Un article du quotidien Mutations.
Indiscipline - A l'école du mégot
Le Quotidien Mutations
(Yaoundé)
ACTUALITÉS
26 Février 2007
Publié sur le web le 26 Février 2007
By Dippah Kayessé
En dépit du règlement intérieur, des élèves continuent de s'adonner à la consommation du tabac.
Les cours au collège Iesb de Douala sont terminés depuis plus d'une heure. Alors que certains élèves de cet établissement regagnent le domicile familial, d'autres par contre, une bande de cinq, ont pris le chemin d'un bistrot situé à moins de 150m de leur école. Outre la bière posée sur la table et qui coulerait sans arrêt, ces jeunes, garçons et filles, se servent sans retenue dans l'unique paquet de cigarettes à leur disposition. "Ne me demandez surtout pas pourquoi, je fume. De toutes les façons,la cigarette noie les soucis", déclare, une des deux filles du groupe, le mégot coincé entre les doigts.
Dans cet espace très réduit où d'habitude les abonnés étouffent sous l'effet de la chaleur, la fumée qui monte a presque totalement envahi les lieux. On dirait la cuisine de la grand-mère. Conscients du danger qui les guette dans leur besogne, ces élèves avaient pris soin d'enfouir le "haut" de leur uniforme dans les sacs. Le cas du collège Iesb de Douala est loin d'être un phénomène marginal.
Dans le milieu de l'éducation, la consommation du tabac, à l'intérieur ou à l'extérieur des établissements scolaires, demeure effective et varie d'une école à une autre. Parmi les raisons qui militent en faveur de cette pratique, les plus récurrentes sont la décrépitude de la discipline dans ces établissements, la floraison des petits commerces aux alentours des écoles, le mimétisme... "Nous regrettons aussi l'irresponsabilité de certains enseignants qui, d'une main tiennent la craie et de l'autre la cigarette dans les salles de classes. Quel exemple pour la jeunesse!", explique Jean Tanga, surveillant général de la section commerciale au lycée technique de Koumassi à Douala.
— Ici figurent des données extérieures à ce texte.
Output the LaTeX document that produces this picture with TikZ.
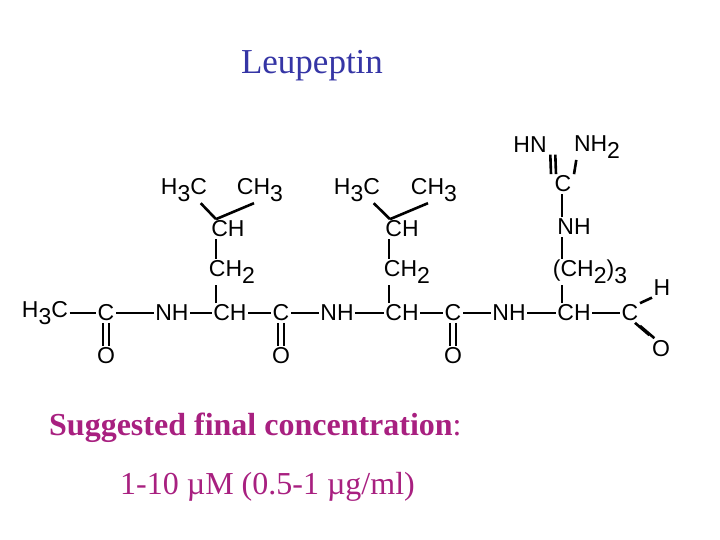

Lequel dresse aussi le portrait robot des élèves fumeurs. "Généralement, ce sont des élèves qui nous viennent des établissements où la discipline n'était pas de rigueur et sont dans la grande majorité des cas des garçons. Ils sont de grands enfants des classes du second cycle. Redoublants, ils savent que quel que soit leur résultat ils vont partir", ajoute-il.
Conscients des méfaits de la consommation de la drogue en milieu scolaire, la plupart des établissements scolaires ne lésinent pas sur les moyens pour traquer le mal. "Au lycée technique, tout élève surpris dans cette situation s'expose à trois jours d'exclusion définitive durant lesquels il accomplit des travaux d'intérêt collectif au sein de l'établissement", explique M. Tanga. Par contre au lycée d'Akwa de la même ville, le règlement intérieur plus rigoureux en la matière parle d'exclusion définitive pour toute consommation de cigarettes.
Outre le règlement, de nombreuses activités de sensibilisation sont mises à contribution pour décourager au maximum les élèves. Il s'agit à cet effet des différents clubs santé et scientifiques dont le but est de réduire autant que possible la consommation de la cigarette parmi les élèves. "Nous sensibilisons nos enseignants quelle soit la matière, de consacrer un peu de leur temps pour expliquer aux élèves les méfaits de la cigarette", explique Louis Lucien Mandengué, principal au collège Alfred Saker de Douala.
A l'extérieur de certains établissements, le combat se poursuit avec la même ardeur. C'est le cas au collège Libermann, au lycée d'Akwa et technique de Koumassi. "Nous gardons l'oeil sur les caisses des vendeurs de friandises installés à nos portes. Une interdiction ferme leur a été faite de ne point vendre des cigarettes", reconnaît François Engal, censeur du second cycle au lycée d'Akwa de Douala. Seulement, ces dispositions ne portent toujours pas les résultats attendus car ceux installés plus loin ne se soucient guerre de l'éducation de ces élèves fumeurs.
"Parfois, ils arrivent sans uniforme, comment donc reconnaître que ce sont des élèves? Aussi sur le paquet de cigarettes, il n'est pas écrit interdit aux élèves", lâche, complaisant, un commerçant installé aux alentours du collège Alfred Saker et qui semble ne regarder qu'au gain. "Ce n'est toujours pas évident pour nous de pourchasser ces enfants hors de l'établissement raison pour laquelle nous en appelons à plus de responsabilité de la part des parents", recommande François Engal. Lequel, à l'instar de nombreux autres responsables, reconnaît que la consommation du tabac de nos jours au sein des établissements scolaires serait, malgré tout, en nette régression. Et dans les lycées, les surveillants penchent toujours est pour la sensibilisation avant la chicotte de la sanction.